Doing physics research isn’t like taking a physics class: sometimes, nobody knows how to do the problem correctly! In many cases where we find infinities, we don’t know enough about “what’s really going on” to correct them. That’s where regularization comes in handy.

Regularization is the process by which an infinite result is replaced with a finite result (made “regular”), in a way so that it keeps the same properties. These finite results can then be used to do calculations and make predictions, and so long as the final predictions are regularization independent (that is, the same if you had done a different regularization trick instead) then they are legitimate.

In string theory, one way to compute the required dimensions of space and time ends up giving you an infinite sum, a sum that goes 1+2+3+4+5+…. In context, this result is obviously wrong, so we regularize it. In particular, we say that what we’re really calculating is the Riemann Zeta Function, which we happen to be evaluating at -1. Then we replace 1+2+3+4+5+… with -1/12.

Now remember when I said that getting infinities is a sign that you’re doing something wrong? These days, we have a more rigorous way to do this same calculation in string theory, one that never forces us to take an infinite sum. As expected, it gives the same result as the old method, showing that the old calculation was indeed regularization independent.
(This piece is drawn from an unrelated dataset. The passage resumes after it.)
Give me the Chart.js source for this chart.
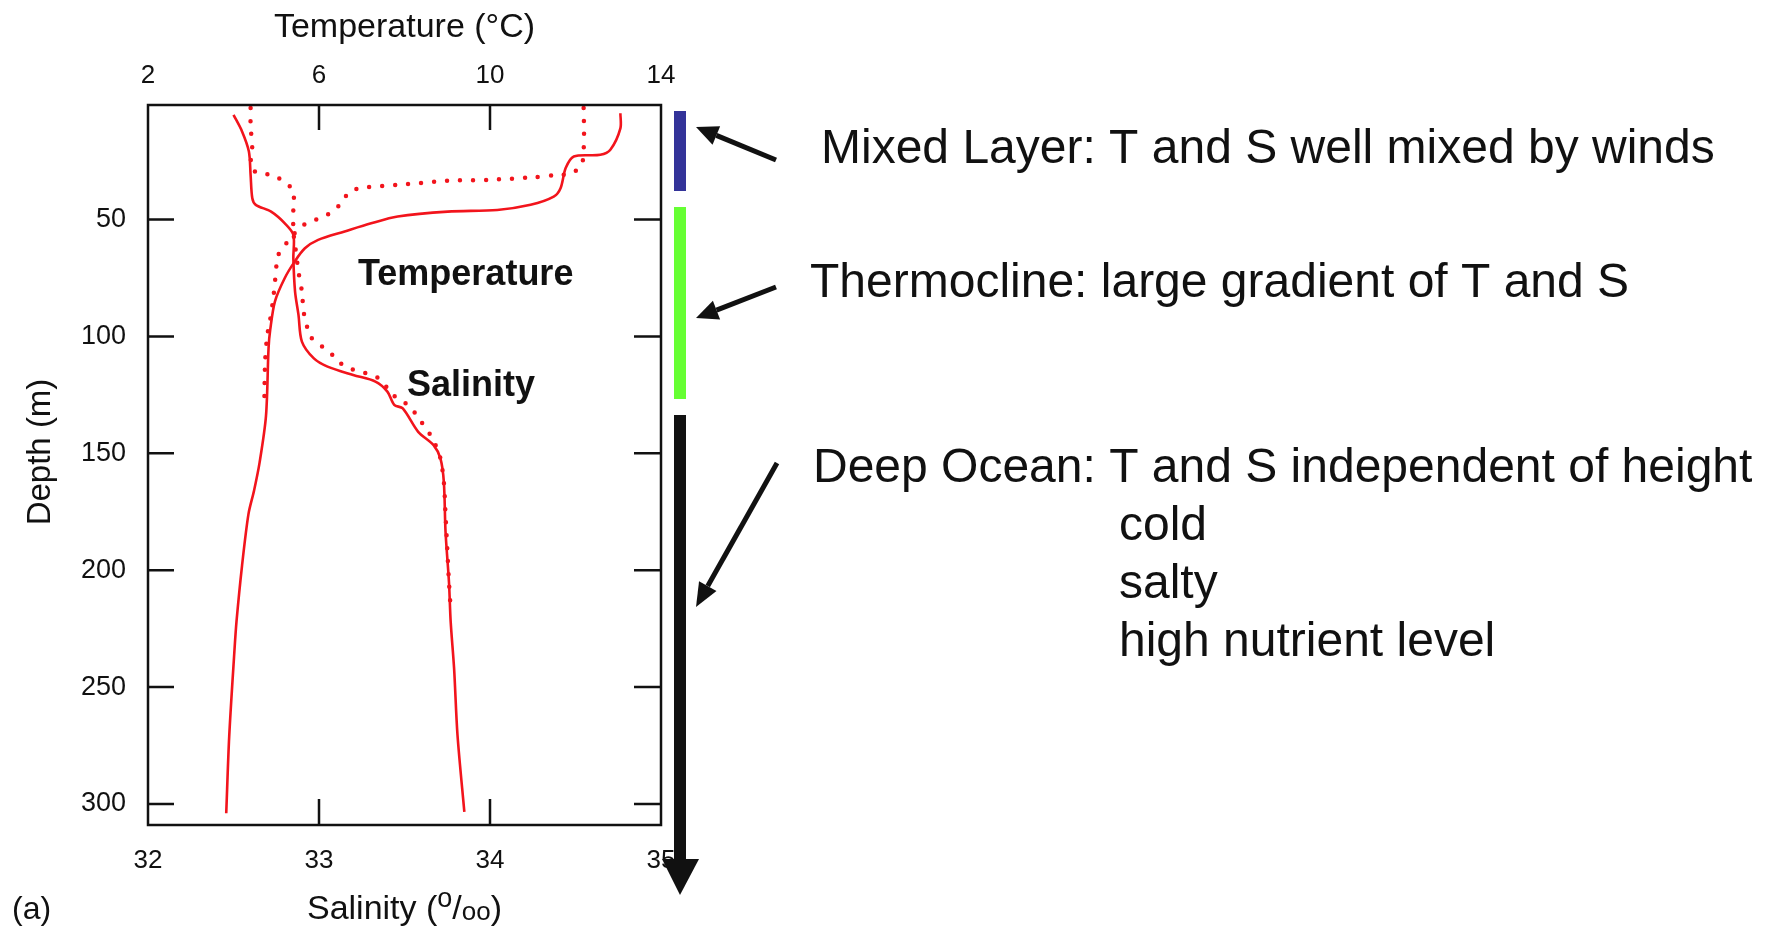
<!DOCTYPE html>
<html>
<head>
<meta charset="utf-8">
<style>
  html, body { margin: 0; padding: 0; background: #ffffff; }
  #contenedor { position: relative; width: 1771px; height: 930px; }
</style>
<script src="https://cdn.jsdelivr.net/npm/chart.js@4.4.1/dist/chart.umd.min.js"></script>
</head>
<body>
<div id="contenedor"><canvas id="grafica"></canvas></div>
<script>
// Profundidades (m) y valores
const profTempSolida = [4.5, 11, 20, 22.3, 23, 28, 36.6, 40.2, 43.7, 45.9, 46.6, 48.7, 51.6, 55.1, 58.7, 62.3, 68, 75, 85, 97, 105, 134, 154, 166, 176, 198, 222, 235, 271, 304];
const tempSolida = [13.05, 13.05, 12.82, 12.58, 11.96, 11.77, 11.65, 11.49, 10.95, 10.17, 9.01, 7.84, 7.22, 6.6, 5.98, 5.67, 5.43, 5.2, 4.97, 4.86, 4.82, 4.76, 4.61, 4.48, 4.35, 4.2, 4.07, 4.02, 3.9, 3.83];

const profSalSolida = [5.2, 12.3, 20.9, 30.9, 40.9, 43.7, 46.6, 51.6, 56.5, 66.6, 80.8, 90.8, 102.2, 109.4, 112.9, 116.5, 119.3, 123.6, 129.3, 130.8, 140.8, 146.5, 152.2, 162.2, 183.6, 205, 222, 242, 270.6, 303.4];
const salSolida = [32.5, 32.55, 32.59, 32.6, 32.61, 32.63, 32.72, 32.8, 32.85, 32.85, 32.86, 32.88, 32.9, 32.97, 33.05, 33.2, 33.33, 33.4, 33.44, 33.49, 33.58, 33.67, 33.71, 33.73, 33.74, 33.76, 33.77, 33.79, 33.81, 33.85];

const profTempPunteada = [2.3, 12.3, 20.2, 25.9, 30.2, 30.9, 32, 33, 33.4, 34.9, 36.3, 38, 43, 46.9, 49.4, 51.6, 55.9, 60.1, 65.1, 76.5, 83.7, 93.7, 99.4, 110.8, 129.3];
const tempPunteada = [12.19, 12.2, 12.19, 12.15, 11.92, 11.57, 10.95, 9.98, 9.01, 8.04, 7.07, 6.72, 6.52, 6.29, 6.02, 5.7, 5.43, 5.24, 5.05, 4.97, 4.93, 4.85, 4.79, 4.74, 4.72];

const profSalPunteada = [2.3, 9.5, 20.9, 26.6, 30.2, 30.9, 33.7, 37.6, 43.7, 55.1, 60.8, 72.3, 80.8, 89.4, 95.8, 99.4, 104.4, 108.6, 112.9, 114.8, 116.5, 119, 124.4, 127.2, 130.8, 135.8, 140.8, 146.2, 152.2, 162.2, 176.4, 190.7, 205, 216.4];
const salPunteada = [32.6, 32.6, 32.61, 32.6, 32.64, 32.73, 32.79, 32.85, 32.85, 32.85, 32.86, 32.88, 32.9, 32.91, 32.93, 32.94, 33.02, 33.09, 33.15, 33.23, 33.31, 33.37, 33.42, 33.48, 33.54, 33.59, 33.64, 33.68, 33.71, 33.73, 33.74, 33.75, 33.76, 33.77];

// Marcas de los ejes
const marcasTemp = [2, 6, 10, 14];
const marcasSal = [32, 33, 34, 35];
const marcasProf = [50, 100, 150, 200, 250, 300];

// Textos de la figura
const notaMezcla = 'Mixed Layer: T and S well mixed by winds';
const notaTermoclina = 'Thermocline: large gradient of T and S';
const notaProfunda = 'Deep Ocean: T and S independent of height';
const notasProfundas = ['cold', 'salty', 'high nutrient level'];

(function(){
    const colores = {
        rojo: '#f2141c',
        negro: '#111111',
        azul: '#333399',
        verde: '#66ff33'
    };
    const fuente = '"Liberation Sans", Arial, Helvetica, sans-serif';
    Chart.defaults.font.family = fuente;
    Chart.defaults.color = colores.negro;

    const aPuntos = (valores, prof) => valores.map((v, i) => ({ x: v, y: prof[i] }));

    // Flecha con cabeza triangular
    function flecha(ctx, x1, y1, x2, y2, grosor, largoCabeza, anchoCabeza) {
        const ang = Math.atan2(y2 - y1, x2 - x1);
        const bx = x2 - largoCabeza * Math.cos(ang);
        const by = y2 - largoCabeza * Math.sin(ang);
        ctx.lineWidth = grosor;
        ctx.lineCap = 'butt';
        ctx.beginPath();
        ctx.moveTo(x1, y1);
        ctx.lineTo(bx, by);
        ctx.stroke();
        ctx.beginPath();
        ctx.moveTo(x2, y2);
        ctx.lineTo(bx + anchoCabeza * Math.sin(ang), by - anchoCabeza * Math.cos(ang));
        ctx.lineTo(bx - anchoCabeza * Math.sin(ang), by + anchoCabeza * Math.cos(ang));
        ctx.closePath();
        ctx.fill();
    }

    const decoracion = {
        id: 'decoracion',
        afterDraw(chart) {
            const ctx = chart.ctx;
            const area = chart.chartArea;
            const escY = chart.scales.y;
            const escT = chart.scales.xT;
            const escS = chart.scales.xS;
            ctx.save();

            // Marco y marcas hacia dentro
            ctx.strokeStyle = colores.negro;
            ctx.lineWidth = 2.5;
            ctx.strokeRect(area.left, area.top, area.right - area.left, area.bottom - area.top);
            ctx.beginPath();
            marcasProf.forEach(v => {
                const py = escY.getPixelForValue(v);
                ctx.moveTo(area.left, py); ctx.lineTo(area.left + 26, py);
                ctx.moveTo(area.right, py); ctx.lineTo(area.right - 27, py);
            });
            marcasTemp.slice(1, -1).forEach(v => {
                const px = escT.getPixelForValue(v);
                ctx.moveTo(px, area.top); ctx.lineTo(px, area.top + 25);
            });
            marcasSal.slice(1, -1).forEach(v => {
                const px = escS.getPixelForValue(v);
                ctx.moveTo(px, area.bottom); ctx.lineTo(px, area.bottom - 26);
            });
            ctx.stroke();

            // Titulos de ejes
            const centro = (area.left + area.right) / 2;
            ctx.fillStyle = colores.negro;
            ctx.textAlign = 'center';
            ctx.textBaseline = 'alphabetic';
            ctx.font = '34px ' + fuente;
            ctx.fillText('Temperature (\u00B0C)', centro, 37);

            // Salinidad con notacion o/oo
            const partes = [
                { t: 'Salinity (', f: '34px ', dy: 0 },
                { t: 'o', f: '27px ', dy: -12 },
                { t: '/', f: '34px ', dy: 0 },
                { t: 'oo', f: '26px ', dy: 1 },
                { t: ')', f: '34px ', dy: 0 }
            ];
            let total = 0;
            partes.forEach(p => { ctx.font = p.f + fuente; p.w = ctx.measureText(p.t).width; total += p.w; });
            let xx = centro - total / 2;
            ctx.textAlign = 'left';
            partes.forEach(p => { ctx.font = p.f + fuente; ctx.fillText(p.t, xx, 919 + p.dy); xx += p.w; });

            ctx.font = '32px ' + fuente;
            ctx.fillText('(a)', 12, 919);

            ctx.save();
            ctx.translate(50, 452);
            ctx.rotate(-Math.PI / 2);
            ctx.textAlign = 'center';
            ctx.font = '33px ' + fuente;
            ctx.fillText('Depth (m)', 0, 0);
            ctx.restore();

            // Rotulos de curvas
            ctx.textAlign = 'left';
            ctx.font = 'bold 36px ' + fuente;
            ctx.fillText('Temperature', 358, 285);
            ctx.fillText('Salinity', 407, 396);

            // Barras de capas
            ctx.fillStyle = colores.azul;
            ctx.fillRect(674, 111, 12, 80);
            ctx.fillStyle = colores.verde;
            ctx.fillRect(674, 207, 12, 192);
            ctx.fillStyle = colores.negro;
            ctx.fillRect(674, 415, 12, 446);
            ctx.beginPath();
            ctx.moveTo(662, 859);
            ctx.lineTo(699, 859);
            ctx.lineTo(680, 895);
            ctx.closePath();
            ctx.fill();

            // Flechas
            ctx.strokeStyle = colores.negro;
            flecha(ctx, 776, 160, 696, 127, 5, 22, 10);
            flecha(ctx, 776, 287, 696, 318, 5, 22, 10);
            flecha(ctx, 777, 463, 696, 607, 5, 24, 10);

            // Notas
            ctx.fillStyle = colores.negro;
            ctx.font = '48px ' + fuente;
            ctx.fillText(notaMezcla, 821, 163);
            ctx.fillText(notaTermoclina, 810, 297);
            ctx.fillText(notaProfunda, 813, 482);
            notasProfundas.forEach((t, i) => ctx.fillText(t, 1119, 540 + i * 58));

            ctx.restore();
        }
    };

    const ctx1 = document.getElementById('grafica').getContext('2d');
    new Chart(ctx1, {
        type: 'line',
        data: {
            datasets: [
                {
                    label: 'Temperature',
                    data: aPuntos(tempSolida, profTempSolida),
                    xAxisID: 'xT',
                    yAxisID: 'y',
                    borderColor: colores.rojo,
                    borderWidth: 2.6,
                    pointRadius: 0,
                    tension: 0.3
                },
                {
                    label: 'Salinity',
                    data: aPuntos(salSolida, profSalSolida),
                    xAxisID: 'xS',
                    yAxisID: 'y',
                    borderColor: colores.rojo,
                    borderWidth: 2.6,
                    pointRadius: 0,
                    tension: 0.3
                },
                {
                    label: 'Temperature (dotted)',
                    data: aPuntos(tempPunteada, profTempPunteada),
                    xAxisID: 'xT',
                    yAxisID: 'y',
                    borderColor: colores.rojo,
                    borderWidth: 4.5,
                    borderDash: [0, 13],
                    borderCapStyle: 'round',
                    pointRadius: 0,
                    tension: 0.3
                },
                {
                    label: 'Salinity (dotted)',
                    data: aPuntos(salPunteada, profSalPunteada),
                    xAxisID: 'xS',
                    yAxisID: 'y',
                    borderColor: colores.rojo,
                    borderWidth: 4.5,
                    borderDash: [0, 13],
                    borderCapStyle: 'round',
                    pointRadius: 0,
                    tension: 0.3
                }
            ]
        },
        options: {
            responsive: true,
            maintainAspectRatio: false,
            animation: false,
            layout: { padding: { left: 0, right: 1110, top: 0, bottom: 0 } },
            plugins: {
                legend: { display: false },
                tooltip: { enabled: false }
            },
            scales: {
                xT: {
                    type: 'linear',
                    position: 'top',
                    min: 2,
                    max: 14,
                    afterBuildTicks: s => { s.ticks = marcasTemp.map(v => ({ value: v })); },
                    afterFit: s => { s.height = 105; },
                    grid: { display: false, drawTicks: false },
                    border: { display: false },
                    ticks: { padding: 14, font: { size: 26 }, color: colores.negro, maxRotation: 0 }
                },
                xS: {
                    type: 'linear',
                    position: 'bottom',
                    min: 32,
                    max: 35,
                    afterBuildTicks: s => { s.ticks = marcasSal.map(v => ({ value: v })); },
                    afterFit: s => { s.height = 105; },
                    grid: { display: false, drawTicks: false },
                    border: { display: false },
                    ticks: { padding: 20, font: { size: 26 }, color: colores.negro, maxRotation: 0 }
                },
                y: {
                    type: 'linear',
                    position: 'left',
                    reverse: true,
                    min: 1,
                    max: 309,
                    afterBuildTicks: s => { s.ticks = marcasProf.map(v => ({ value: v })); },
                    afterFit: s => { s.width = 148; },
                    grid: { display: false, drawTicks: false },
                    border: { display: false },
                    ticks: { padding: 22, font: { size: 27 }, color: colores.negro }
                }
            }
        },
        plugins: [decoracion]
    });
})();
</script>
</body>
</html>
Sometimes we don’t have a better way of doing the calculation, and that’s when regularization techniques come in most handy. A particular family of tricks called renormalization is quite important, and I’ll almost certainly discuss it in a future post.

So can you really add up all the natural numbers and get -1/12? No. But if a calculation tells you to add up all the natural numbers, and it’s obvious that the result can’t be infinite, then it may secretly be asking you to calculate the Riemann Zeta Function at -1. And that, as we know from complex analysis, is indeed -1/12.